Make sure to change all these additions to Runtime scope. The following shows an example that uses the JDBC storage backend with PostgreSQL driver.

Example module settings for a JDBC and PostgreSQL configuration

Running and Debugging in IntelliJ IDEA

Simulating pio train

Create a new Run/Debug Configuration by going to Run > Edit Configurations.... Click on the + button and select Application. Name it pio train and put in the following:

  • Main class:

    1
    org.apache.predictionio.workflow.CreateWorkflow
    
  • VM options:

    1
    -Dspark.master=local -Dlog4j.configuration=file:/<your_pio_path>/conf/log4j.properties -Dpio.log.dir=<path_of_log_file>
    
  • Program arguments:

    1
    --engine-id dummy --engine-version dummy --engine-variant engine.json --env dummy=dummy
    

Make sure Working directory is set to the base directory of the template that you are working on.

Click the folder button to the right of Environment variables, and paste the relevant values from conf/pio-env.sh in your PredictionIO installation directory. The following shows an example using JDBC and PostgreSQL.

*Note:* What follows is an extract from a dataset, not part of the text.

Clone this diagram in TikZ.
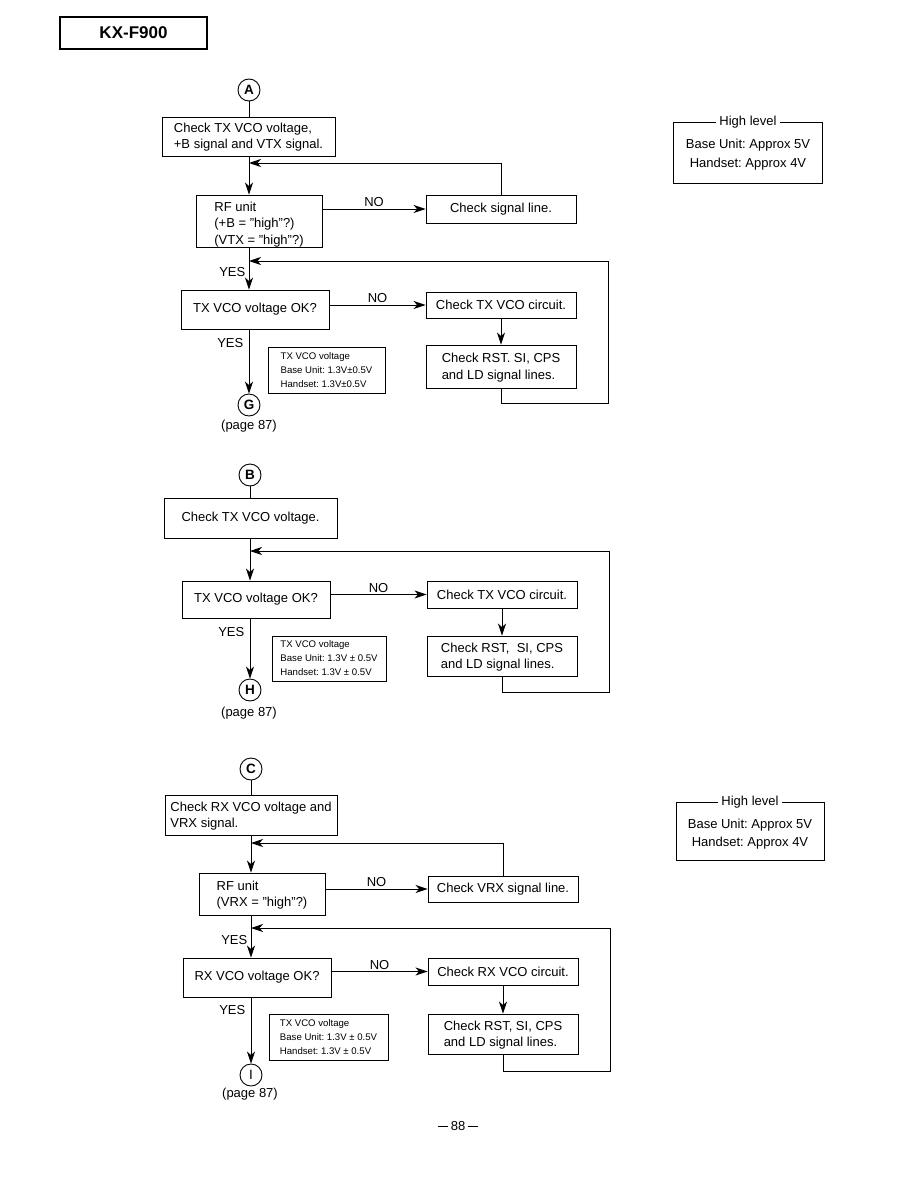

Example environment variables settings

Make sure Include dependencies with "Provided" scope is checked.

The end result should look something similar to this.

Run Configuration

Save and you can run or debug pio train with the new configuration!

Simulating pio deploy

For pio deploy, simply duplicate the previous configuration and replace with the following.

  • Main class:

    1
    org.apache.predictionio.workflow.CreateServer
    
  • Program Arguments:

    1
    --engineInstanceId <id_from_pio_train> --engine-variant engine.json
    

Executing a Query

You can execute a query with the correct SDK. For a recommender that has been trained with the sample MovieLens dataset perhaps the easiest query is a curl one. Start by running or debugging your pio deploy config so the service is waiting for the query. Then go to the "Terminal" tab at the very bottom of the IntelliJ IDEA window and enter the curl request:

1
curl -H "Content-Type: application/json" -d '{ "user": "1", "num": 4 }' http://localhost:8000/queries.json

This should return something like:

1
2
3
4
5
6
{"itemScores":[
  {"item":"52","score":9.582509402541834},
  {"item":"95","score":8.017236650368387},
  {"item":"89","score":6.975951244053634},
  {"item":"34","score":6.857457277981334}
]}

If you hit a breakpoint you are likely to get a connection timeout. To see the data that would have been returned, just place a breakpoint where the response is created or run the query with no breakpoints.